GüncelManşet

Bir ÖG okuru: “Karşılıklı fedakârlık” değil birleşik mücadele kazandırır!”

Asgari Ücreti Tespit Komisyonu’nun ilk toplantısı gerçekleşti. Toplantının başlamasıyla birlikte herkes Asgari Ücretin 2018 yılında ne olacağı konusunda beklentiler içinde tartışma yürütürken Çalışma ve Sosyal Güvenlik Bakanı Julide Sarıeroğlu’nun “işçi ve iş verenlerimizden fedakârlık bekliyoruz” sözleri hükümetin tavrını açıktan gösterdi. Görüşmelerin Aralık ayı boyunca süreceği toplantılarda işçiler adına Türk-İş temsilci olarak katılırken patronlar adına da Türkiye İşveren Sendikaları Konfederasyonu (TİSK) katılıyor. Toplantının ardından işverenlerin asgari ücretin aynı kalması yönündeki beklentileri sürecin nasıl devam edeceğini özetler nitelikte

Görüşmelerin ardından Çalışma ve Sosyal Güvenlik Bakanı’nın ‘Son 15 yılda asgari ücreti 7.5 katına çıkardık, işçi ve işverenlerimizden fedakarlık bekliyoruz, karşılıklı fedakarlık birlikte kazanmayı getirir’ sözleri AKP’nin ekonomideki çıkmaz sokağının ve çöküntüsünün ifadesi oldu. Özellikle geçtiğimiz süreçte dış politikada yaşanan krizlerin iç politikaya yansımasıyla birlikte ve de son olarak AKP iktidarına ait Man Adası’nda bulunan  şirketlere para aktarımlarının ortaya çıkması ekonomideki olumsuzlukları yine işçilerin yaşamları ve ücretleri üzerinden kısıtlamaya giderek dizayn etmeye çalışacaklarını gösterdi. Oysaki Asgari Ücret Yönetmeliği 1. Maddesi asgari ücreti şöyle tanımlıyor, İşçilere normal bir çalışma günü karşılığı olarak ödenen ve işçinin gıda, konut, giyim, sağlık, ulaşım ve kültür gibi zorunlu ihtiyaçlarını, günün fiyatları üzerinden asgari düzeyde karşılamaya yetecek ücrettir. Oysa bunun tam tersi bir durum söz konusudur. Özellikle OHAL ile birlikte RTE’nin ‘şimdi grev tehdidi olan yere OHAL’den istifade izin vermiyoruz. Bunun için kullanıyoruz OHAL’i’ itirafları işçi düşmanlığının göstergesinin yanında işçi sınıfına karşı tahammülsüzlüğün de açık göstergesidir. Asgari ücrette işçilerden fedakârlık bekleyenlerin sadece son dört yıl içindeki işçi ölümleri karşısındaki tutumlarına bakalım yeterlidir. Soma’da maden cinyatinde yaşamını yitiren 301 madencinin yakınından, Başbakanlık Özel Kalem Müdürü tarafından tekmelenen madenci yakınından fedakârlık istemek işçiler karşısında ikiyüzlülük politikası yürütmekten öteye gitmemektedir.

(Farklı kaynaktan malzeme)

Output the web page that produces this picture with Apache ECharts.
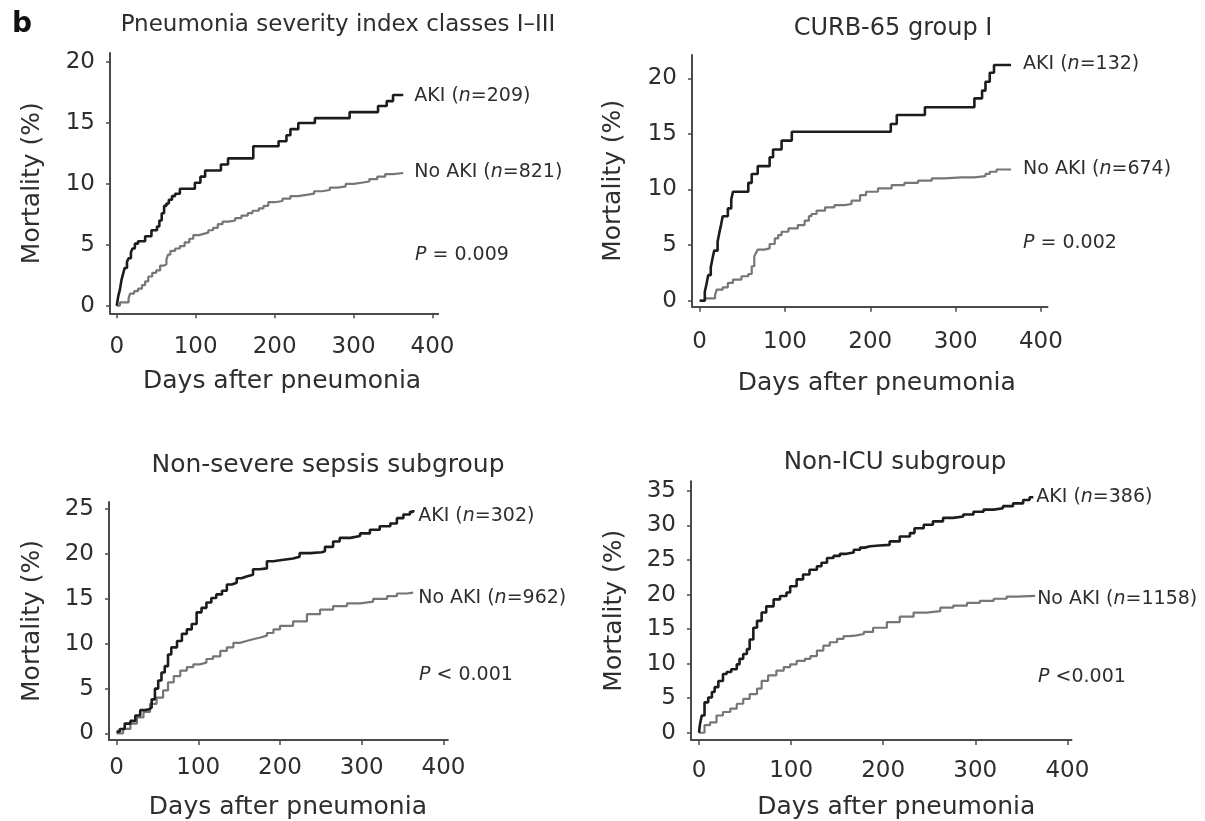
<!DOCTYPE html>
<html>
<head>
<meta charset="utf-8">
<script src="https://cdn.jsdelivr.net/npm/echarts@6/dist/echarts.min.js"></script>
<style>
html,body{margin:0;padding:0;background:#fff;}
#chart{width:1205px;height:821px;}
</style>
</head>
<body>
<div id="chart"></div>
<script>
// ---------------- DATA ----------------
const panelLetter = 'b';
const panelTitles = ['Pneumonia severity index classes I\u2013III', 'CURB-65 group I', 'Non-severe sepsis subgroup', 'Non-ICU subgroup'];
const xAxisTitle = 'Days after pneumonia';
const yAxisTitle = 'Mortality (%)';
const xTicks = [0, 100, 200, 300, 400];
const yTicksPSI = [0, 5, 10, 15, 20];
const yTicksCURB = [0, 5, 10, 15, 20];
const yTicksSepsis = [0, 5, 10, 15, 20, 25];
const yTicksICU = [0, 5, 10, 15, 20, 25, 30, 35];
const nAKI = [209, 132, 302, 386];
const nNoAKI = [821, 674, 962, 1158];
const pValues = ['= 0.009', '= 0.002', '< 0.001', '<0.001'];

// [day, cumulative mortality %]
const psiAKI = [[0,0],[2,0.8],[4,1.3],[6,2.1],[8,2.6],[10,3.1],[13,3.6],[15,3.9],[18,4.4],[20,4.7],[23,5.1],[27,5.3],[36,5.7],[44,6.2],[51,6.5],[54,7.0],[57,7.6],[60,8.2],[63,8.4],[66,8.7],[70,9.0],[74,9.2],[80,9.6],[99,10.1],[106,10.6],[112,11.1],[132,11.6],[141,12.1],[173,13.1],[205,13.5],[215,14.0],[220,14.5],[230,15.0],[251,15.4],[295,15.9],[331,16.4],[342,16.8],[350,17.3],[363,17.3]];
const psiNoAKI = [[0,0],[4,0.27],[15,0.6],[17,1.0],[22,1.2],[27,1.4],[32,1.7],[36,2.0],[40,2.4],[45,2.7],[50,2.9],[55,3.3],[60,3.4],[63,3.8],[65,4.2],[68,4.5],[74,4.7],[80,4.9],[86,5.2],[92,5.5],[97,5.8],[104,5.9],[110,6.0],[116,6.2],[122,6.4],[128,6.7],[134,6.9],[142,7.0],[150,7.2],[158,7.4],[166,7.6],[172,7.8],[180,8.0],[186,8.2],[192,8.5],[200,8.6],[210,8.8],[220,9.0],[230,9.1],[240,9.2],[250,9.4],[260,9.5],[270,9.7],[280,9.8],[290,10.0],[300,10.1],[310,10.2],[320,10.4],[330,10.6],[340,10.8],[350,10.9],[363,10.95]];
const curbAKI = [[0,0],[6,0.8],[8,1.5],[10,2.3],[13,3.0],[15,3.8],[17,4.5],[21,5.3],[23,6.1],[25,6.8],[27,7.6],[33,8.3],[37,9.1],[39,9.8],[57,10.6],[61,11.4],[68,12.1],[82,12.9],[86,13.6],[96,14.4],[108,15.2],[224,15.9],[231,16.7],[264,17.4],[322,18.2],[331,18.9],[335,19.7],[340,20.5],[345,21.2],[365,21.2]];
const curbNoAKI = [[0,0],[6,0.2],[18,0.5],[20,1.0],[27,1.2],[33,1.6],[39,1.9],[49,2.2],[57,2.4],[61,3.1],[64,4.0],[66,4.3],[68,4.6],[76,4.7],[82,5.1],[88,5.6],[92,5.9],[96,6.2],[104,6.5],[115,6.8],[123,7.2],[128,7.6],[131,7.8],[137,8.1],[147,8.4],[158,8.6],[170,8.7],[178,9.0],[188,9.5],[195,9.8],[209,10.1],[225,10.4],[240,10.6],[256,10.8],[272,11.0],[287,11.1],[307,11.1],[322,11.2],[335,11.4],[340,11.6],[348,11.8],[365,11.8]];
const sepsisAKI = [[0,0.2],[4,0.5],[10,1.1],[17,1.4],[23,2.0],[29,2.6],[35,2.7],[40,2.9],[43,3.8],[47,5.0],[51,5.9],[55,6.8],[59,7.5],[63,8.8],[67,9.6],[74,10.3],[80,11.1],[86,11.6],[92,12.2],[98,13.5],[104,14.0],[110,14.6],[116,15.1],[122,15.5],[129,15.9],[135,16.6],[141,16.8],[147,17.3],[153,17.5],[159,17.7],[167,18.3],[175,18.4],[184,19.2],[192,19.3],[200,19.5],[216,19.7],[224,20.1],[237,20.2],[251,20.3],[255,20.8],[265,21.4],[273,21.8],[286,22.0],[298,22.3],[310,22.7],[322,23.1],[335,23.4],[343,24.0],[351,24.4],[359,24.7],[363,24.9]];
const sepsisNoAKI = [[0,0],[8,0.5],[17,1.1],[25,1.8],[33,2.4],[41,3.3],[49,4.0],[57,4.8],[63,5.7],[70,6.4],[78,7.0],[86,7.4],[94,7.7],[102,7.9],[110,8.3],[118,8.6],[127,9.2],[135,9.6],[143,10.1],[151,10.3],[159,10.5],[167,10.7],[176,10.9],[184,11.2],[192,11.6],[200,12.0],[216,12.5],[233,13.3],[249,13.8],[265,14.2],[282,14.5],[298,14.7],[314,15.0],[331,15.3],[343,15.6],[355,15.7],[363,15.7]];
const icuAKI = [[0,0],[1,1.2],[3,2.5],[6,4.4],[10,5.1],[14,5.9],[17,6.6],[21,7.5],[26,8.5],[30,8.8],[35,9.2],[41,9.9],[44,10.7],[48,11.4],[52,12.1],[55,13.5],[59,15.2],[63,16.2],[68,17.4],[73,18.3],[81,19.3],[88,19.8],[95,20.3],[99,21.2],[106,22.2],[113,22.9],[120,23.6],[128,24.1],[133,24.6],[139,25.3],[146,25.6],[153,25.9],[160,26.1],[168,26.5],[175,26.8],[180,27.0],[186,27.1],[196,27.2],[207,27.7],[218,28.4],[229,28.9],[234,29.6],[244,30.1],[254,30.6],[265,31.1],[276,31.3],[287,31.6],[298,32.0],[309,32.3],[320,32.5],[330,32.8],[341,33.2],[352,33.7],[359,34.1],[363,34.2]];
const icuNoAKI = [[0,0],[6,1.1],[12,1.5],[19,2.5],[26,3.0],[34,3.5],[41,4.2],[48,4.9],[55,5.6],[63,6.4],[68,7.5],[75,8.3],[84,9.0],[92,9.5],[99,9.9],[106,10.4],[115,10.7],[121,11.1],[128,11.9],[135,12.6],[142,13.1],[150,13.6],[157,14.0],[164,14.1],[171,14.3],[179,14.6],[189,15.2],[204,16.0],[218,16.8],[233,17.4],[247,17.6],[262,18.1],[276,18.4],[291,18.8],[305,19.1],[320,19.4],[334,19.7],[345,19.8],[365,19.8]];

// ---------------- LAYOUT / STYLE ----------------
const FONT = "'DejaVu Sans', sans-serif";
const TXT = '#2e2e2e';
const AXC = '#4a4a4a';
const layout = [
  {left:110, top:53, width:328.2, height:260.3, xMin:-8.5, xMax:407.2, yMin:-0.62, yMax:20.75, xLabM:22.7, xNameGap:56, xNamePad:16, yNameGap:65, title:[338,25,23], p:[415,255], distA:11, distN:11, offA:[0,1], offN:[0,0]},
  {left:692, top:55, width:355.5, height:251.7, xMin:-9, xMax:407.7, yMin:-0.54, yMax:22.1, xLabM:24.3, xNameGap:64.5, xNamePad:14, yNameGap:66, title:[893,29,24], p:[1023,243], distA:12, distN:12, offA:[0,-1], offN:[0,0]},
  {left:109, top:502, width:338.8, height:239.3, xMin:-9.2, xMax:405.3, yMin:-0.73, yMax:25.8, xLabM:16.7, xNameGap:55, xNamePad:19, yNameGap:64, title:[328,465,25], p:[419,675], distA:5, distN:5, offA:[0,6], offN:[0,5]},
  {left:691, top:481.3, width:380.5, height:260, xMin:-8.7, xMax:404.5, yMin:-1.05, yMax:36.4, xLabM:19.2, xNameGap:55, xNamePad:30, yNameGap:64, title:[895,463,24.5], p:[1038,677], distA:3, distN:2, offA:[0,1], offN:[0,3]}
];
const yTickSets = [yTicksPSI, yTicksCURB, yTicksSepsis, yTicksICU];
const akiData = [psiAKI, curbAKI, sepsisAKI, icuAKI];
const noAkiData = [psiNoAKI, curbNoAKI, sepsisNoAKI, icuNoAKI];

const grids = [], xAxes = [], yAxes = [], series = [], graphics = [];
const richLab = {
  a: {fontFamily: FONT, fontSize: 19, color: TXT},
  i: {fontFamily: FONT, fontSize: 19, color: TXT, fontStyle: 'italic'}
};

layout.forEach((L, k) => {
  grids.push({left: L.left, top: L.top, width: L.width, height: L.height, containLabel: false});
  xAxes.push({
    type: 'value', gridIndex: k, min: L.xMin, max: L.xMax,
    name: xAxisTitle, nameLocation: 'middle', nameGap: L.xNameGap,
    nameTextStyle: {fontFamily: FONT, fontSize: 25, color: TXT, padding: [0, 0, 0, L.xNamePad]},
    axisLine: {show: true, onZero: false, lineStyle: {color: AXC, width: 2}},
    axisTick: {show: true, length: 5, inside: false, lineStyle: {color: AXC, width: 1.5}, customValues: xTicks},
    axisLabel: {show: true, margin: L.xLabM, fontFamily: FONT, fontSize: 23, color: TXT, customValues: xTicks},
    splitLine: {show: false}
  });
  yAxes.push({
    type: 'value', gridIndex: k, min: L.yMin, max: L.yMax,
    name: yAxisTitle, nameLocation: 'middle', nameGap: L.yNameGap,
    nameTextStyle: {fontFamily: FONT, fontSize: 25, color: TXT},
    axisLine: {show: true, onZero: false, lineStyle: {color: AXC, width: 2}},
    axisTick: {show: true, length: 4, lineStyle: {color: AXC, width: 1.5}, customValues: yTickSets[k]},
    axisLabel: {show: true, margin: 15, fontFamily: FONT, fontSize: 23, color: TXT, customValues: yTickSets[k]},
    splitLine: {show: false}
  });
  series.push({
    type: 'line', name: 'AKI', xAxisIndex: k, yAxisIndex: k, step: 'end',
    data: akiData[k], showSymbol: false, symbol: 'none',
    lineStyle: {color: '#1c1c1c', width: 2.6}, itemStyle: {color: '#1c1c1c'},
    endLabel: {show: true, distance: L.distA, offset: L.offA,
      formatter: '{a|AKI (}{i|n}{a|=' + nAKI[k] + ')}', rich: richLab},
    animation: false, z: 3
  });
  series.push({
    type: 'line', name: 'No AKI', xAxisIndex: k, yAxisIndex: k, step: 'end',
    data: noAkiData[k], showSymbol: false, symbol: 'none',
    lineStyle: {color: '#767676', width: 2.2}, itemStyle: {color: '#767676'},
    endLabel: {show: true, distance: L.distN, offset: L.offN,
      formatter: '{a|No AKI (}{i|n}{a|=' + nNoAKI[k] + ')}', rich: richLab},
    animation: false, z: 2
  });
  graphics.push({
    type: 'text', x: L.title[0], y: L.title[1],
    style: {text: panelTitles[k], fill: TXT, font: L.title[2] + 'px ' + FONT,
      align: 'center', verticalAlign: 'middle', textAlign: 'center', textVerticalAlign: 'middle'}
  });
  graphics.push({
    type: 'text', x: L.p[0], y: L.p[1],
    style: {text: '{i|P} {a|' + pValues[k] + '}', rich: richLab, fill: TXT,
      font: '19px ' + FONT, align: 'left', verticalAlign: 'middle', textAlign: 'left', textVerticalAlign: 'middle'}
  });
});

graphics.push({
  type: 'text', x: 12, y: 25,
  style: {text: panelLetter, fill: '#111', font: 'bold 28px ' + FONT,
    align: 'left', verticalAlign: 'middle', textAlign: 'left', textVerticalAlign: 'middle'}
});

const chart = echarts.init(document.getElementById('chart'), null, {renderer: 'canvas'});
chart.setOption({
  backgroundColor: '#ffffff',
  animation: false,
  grid: grids,
  xAxis: xAxes,
  yAxis: yAxes,
  series: series,
  graphic: graphics
});
</script>
</body>
</html>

OHAL ile birlikte haksız hukuksuz ihraç edilen yüz binlerce emekçilerin yanısıra emeğinin, onurunun elinden alınması nedeniyle yüzlerce emekçinin intihar etmesinin tek sorumlusu olan bu iktidarın asgari ücret zammı sözkonusu olduğunda işçinin kesesinden yana tavır almayacağı açık bir gerçektir. Sadece OHAL’li geçen 16 ayda 2.719 işçinin yaşamını yitirmesi tüm gerçeği gösteriyor aslında.  Elbette 7 milyonu aşan emekçiyi doğrudan ilgilendiren asgari ücret meselesi önemli bir yerde durmaktadır ama meselenin iktidar tarafından nasıl ele alındığı ve sonuçlandığı önemlidir. İşçiler aylık geçim derdi ile hesap yaparken iktidar ise savaş politikalarıyla Ortadoğu üzerinde söz sahibi olabilmek için ekonomide kısıtlama yapmakta, servetine servet katmaktadır.

Bunları da işçilerin yaşam koşullarından kısıtlama yaparak gerçekleştirmektedir. O yüzden işçilerin en temel hakkı olan asgari ücretin işçinin yaşam koşullarının geniş bir şekilde ele alınarak belirlenmesi gerekir. Bugün örgütlü mücadele etmenin yakıcılığı kendini daha çok gösteriyor. Bakanın ‘karşılıklı fedakarlık’ talebine işçilerin birleşik mücadelesiyle cevap vermek yerinde olacaktır.